Structural and magnetic asymmetry at the interfaces of MgO/FeCoB/MgO trilayer: Precise study under x-ray standing wave conditions

Magnetic tunnel junctions based on FeCoB as a magnetic electrode and MgO as a tunneling barrier gained much attention because of their applications in random access memories and magnetic sensors in disk drives. In this work, the structural and magnetic properties of the MgO/FeCoB/MgO trilayer have been studied precisely under x-ray standing wave (XSW) conditions, where XSW is generated through a high-density (Pt) waveguide structure. The combined x-ray scattering and fluorescence data obtained under XSW conditions revealed the formation of a high-density FeCoB layer at the MgO/FeCoB interface (FeCoB-on-MgO) in the as-deposited trilayer.
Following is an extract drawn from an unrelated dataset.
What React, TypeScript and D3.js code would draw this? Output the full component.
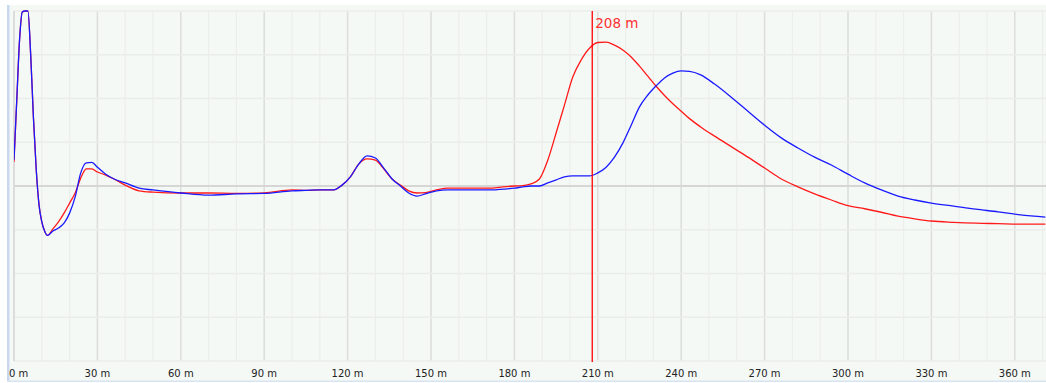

Diffusion of B from the FeCoB layer into MgO is attributed to the formation of Fe- and Co-rich high-density layer (B-deficient FeCoB layer) at the interface. Angular-dependent magnetism of the trilayer structure revealed the presence of in-plane magnetic anisotropy (IMA), which disappeared with thermal annealing at a temperature of 450 °C. Stress in B-deficient FeCoB layer at the interface is attributed to the origin of IMA through magneto-elastic anisotropy energy minimization. The disappearance of anisotropy after annealing is mainly due to the removal of long-range stress and the formation of crystalline bcc-FeCo phase.